Radici storiche del Risorgimento

di Giovanni Cherubini
  • 01 December 2010
Alle radici del Risorgimento cronologicamente a noi più vicine, cioè quelle che andarono delineandosi nel passaggio tra l’età illuministica, il periodo francese e napoleonico e l’emergere del Romanticismo, si affiancano radici più lontane del tempo. Prima di tutto, un favorevole assetto geografico, evidente già al tempo di Dante Alighieri: l’Italia, con intorno le grandi isole del Tirreno e i gruppi di isole minori, veniva facilmente percepita come un’unità geografica aperta sul mare e ben segnata dai confini naturali che la saldavano all’Europa attraverso la barriera delle Alpi.
Si impose presto, come elemento di riferimento, anche il ricordo di Roma, che la Chiesa cattolica provvide a rianimare in molti modi diversi. Uno dei più importanti fu il carattere assunto dalle vecchie città, delle quali molte scomparvero oppure decaddero, altre nacquero invece nel corso del Medioevo ma furono considerate come tali soltanto quando erano sede di un vescovo o a capo di una diocesi, quindi di un territorio. Si deve aggiungere che, su quelle città, prima i vescovi esercitarono anche poteri politici.
In Italia fu combattuta dalle città del centro-nord una secolare battaglia contro il Sacro Romano Impero, si creò un insieme di città stato (Milano, Venezia, Firenze, Genova, Siena, Lucca...), caso unico in Europa, che dettero vita a veri e propri stati territoriali.

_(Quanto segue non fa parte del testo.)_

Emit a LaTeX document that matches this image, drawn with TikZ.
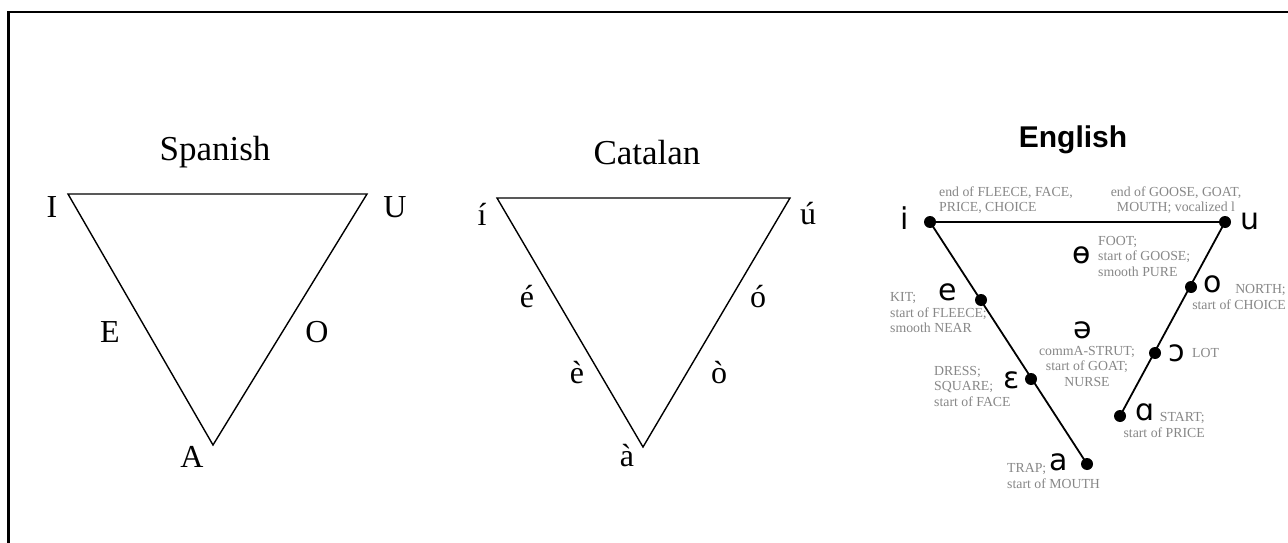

Fra gli uomini che fecero il Risorgimento c’erano, anche fra i democratici o i moderati, sia i patrioti e i pensatori “unitari” come Mazzini, che pensavano in primo luogo a come unire gli italiani in un vincolo comune, sia quelli “federalisti” come Cattaneo, sia gente in primo luogo attenta ai rapporti di forza in Europa, sia i letterati, i poeti, gli scrittori più grandi come Foscolo e Manzoni, che aprirono con passione nei loro scritti il problema italiano alla valutazione dei grandi paesi del continente.
Quando, al momento dell’Unità, in primo luogo sotto la guida intelligente e prudente di Cavour, fu tirata progressivamente in campo la monarchia piemontese dei Savoia, la soluzione divenne possibile e Garibaldi, con la generosità di sempre, si mise alla testa dei suoi “Mille” per la conquista del regno Meridionale. Si può solo rimpiangere che il Piemonte si mostrasse così chiuso a capire tutte le novità che erano venute in campo, che le aperture più democratiche innestate a Sud dall’impresa garibaldina non trovassero nessuna comprensione e che l’unità, in definitiva, regalasse alla fine all’Italia unita la nascita di una “questione meridionale”.